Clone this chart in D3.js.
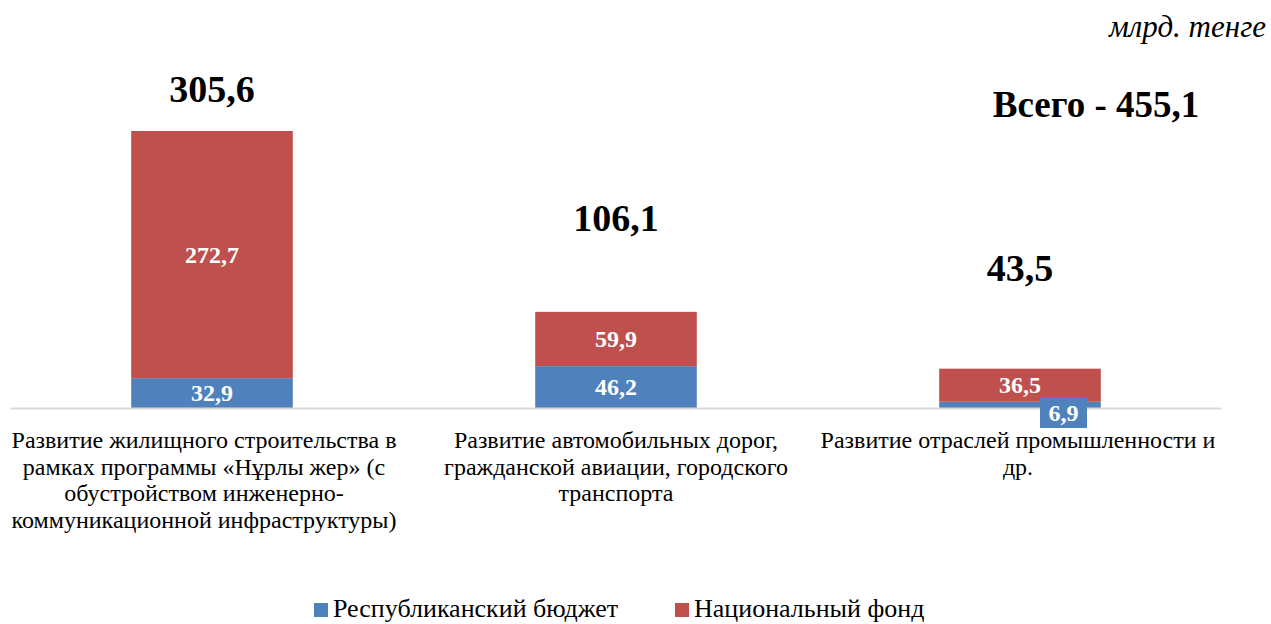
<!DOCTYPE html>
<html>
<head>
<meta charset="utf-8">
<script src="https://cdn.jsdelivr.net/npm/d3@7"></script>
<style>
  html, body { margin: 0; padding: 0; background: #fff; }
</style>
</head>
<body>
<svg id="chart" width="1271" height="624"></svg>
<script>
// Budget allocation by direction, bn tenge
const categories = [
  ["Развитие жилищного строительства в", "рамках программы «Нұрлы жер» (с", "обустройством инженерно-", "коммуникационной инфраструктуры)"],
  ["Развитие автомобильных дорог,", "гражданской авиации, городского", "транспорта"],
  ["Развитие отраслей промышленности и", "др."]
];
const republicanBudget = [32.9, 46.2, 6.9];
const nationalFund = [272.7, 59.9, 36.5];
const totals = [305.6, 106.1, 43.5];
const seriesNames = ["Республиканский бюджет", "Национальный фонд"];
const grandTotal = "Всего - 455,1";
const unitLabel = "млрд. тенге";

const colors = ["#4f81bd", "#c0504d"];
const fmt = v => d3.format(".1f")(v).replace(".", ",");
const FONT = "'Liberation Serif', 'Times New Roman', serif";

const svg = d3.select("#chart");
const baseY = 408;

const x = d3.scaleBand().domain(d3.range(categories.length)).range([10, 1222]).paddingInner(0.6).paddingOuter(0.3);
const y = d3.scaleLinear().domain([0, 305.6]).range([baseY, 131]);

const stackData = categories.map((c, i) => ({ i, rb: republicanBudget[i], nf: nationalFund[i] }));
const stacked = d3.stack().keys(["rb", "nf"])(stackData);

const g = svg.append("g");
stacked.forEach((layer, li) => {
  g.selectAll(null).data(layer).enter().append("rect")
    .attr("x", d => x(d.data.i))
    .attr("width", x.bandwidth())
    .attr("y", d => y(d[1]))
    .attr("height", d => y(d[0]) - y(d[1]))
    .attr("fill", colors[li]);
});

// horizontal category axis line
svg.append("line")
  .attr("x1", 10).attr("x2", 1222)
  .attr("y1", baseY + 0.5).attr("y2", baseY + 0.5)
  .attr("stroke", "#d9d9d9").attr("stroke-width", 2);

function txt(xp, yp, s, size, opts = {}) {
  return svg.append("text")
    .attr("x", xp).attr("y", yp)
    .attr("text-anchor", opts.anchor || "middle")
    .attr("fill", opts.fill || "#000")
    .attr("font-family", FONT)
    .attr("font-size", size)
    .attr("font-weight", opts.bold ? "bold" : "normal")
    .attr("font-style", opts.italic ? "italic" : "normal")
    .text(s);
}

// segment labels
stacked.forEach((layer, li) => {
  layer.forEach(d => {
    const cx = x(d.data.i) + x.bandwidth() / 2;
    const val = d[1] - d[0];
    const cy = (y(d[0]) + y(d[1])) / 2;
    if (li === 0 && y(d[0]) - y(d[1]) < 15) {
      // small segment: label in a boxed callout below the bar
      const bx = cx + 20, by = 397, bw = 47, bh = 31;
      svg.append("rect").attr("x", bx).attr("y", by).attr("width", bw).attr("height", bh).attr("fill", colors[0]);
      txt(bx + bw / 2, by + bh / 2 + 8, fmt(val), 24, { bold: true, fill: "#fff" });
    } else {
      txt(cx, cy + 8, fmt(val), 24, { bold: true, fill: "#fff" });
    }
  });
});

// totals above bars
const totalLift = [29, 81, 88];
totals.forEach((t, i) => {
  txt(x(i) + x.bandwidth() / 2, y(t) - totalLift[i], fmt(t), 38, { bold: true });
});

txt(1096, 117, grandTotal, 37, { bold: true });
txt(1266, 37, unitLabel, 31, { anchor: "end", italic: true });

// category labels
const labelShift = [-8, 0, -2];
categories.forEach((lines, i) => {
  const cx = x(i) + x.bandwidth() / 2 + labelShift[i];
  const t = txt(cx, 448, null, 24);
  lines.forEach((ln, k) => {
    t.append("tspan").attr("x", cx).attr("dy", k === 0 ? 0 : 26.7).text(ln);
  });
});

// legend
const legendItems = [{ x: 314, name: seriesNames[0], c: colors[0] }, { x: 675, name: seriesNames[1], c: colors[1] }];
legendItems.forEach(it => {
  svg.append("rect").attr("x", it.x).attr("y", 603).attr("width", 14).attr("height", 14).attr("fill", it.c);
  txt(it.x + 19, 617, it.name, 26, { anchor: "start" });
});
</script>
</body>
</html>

• • • •

| Work required |
Without the pictures, return the listing above from its first line through the line that has "Serif', 'Times New".

| Answer |
Clone this chart in D3.js.
<!DOCTYPE html>
<html>
<head>
<meta charset="utf-8">
<script src="https://cdn.jsdelivr.net/npm/d3@7"></script>
<style>
  html, body { margin: 0; padding: 0; background: #fff; }
</style>
</head>
<body>
<svg id="chart" width="1271" height="624"></svg>
<script>
// Budget allocation by direction, bn tenge
const categories = [
  ["Развитие жилищного строительства в", "рамках программы «Нұрлы жер» (с", "обустройством инженерно-", "коммуникационной инфраструктуры)"],
  ["Развитие автомобильных дорог,", "гражданской авиации, городского", "транспорта"],
  ["Развитие отраслей промышленности и", "др."]
];
const republicanBudget = [32.9, 46.2, 6.9];
const nationalFund = [272.7, 59.9, 36.5];
const totals = [305.6, 106.1, 43.5];
const seriesNames = ["Республиканский бюджет", "Национальный фонд"];
const grandTotal = "Всего - 455,1";
const unitLabel = "млрд. тенге";

const colors = ["#4f81bd", "#c0504d"];
const fmt = v => d3.format(".1f")(v).replace(".", ",");
const FONT = "'Liberation Serif', 'Times New Roman', serif";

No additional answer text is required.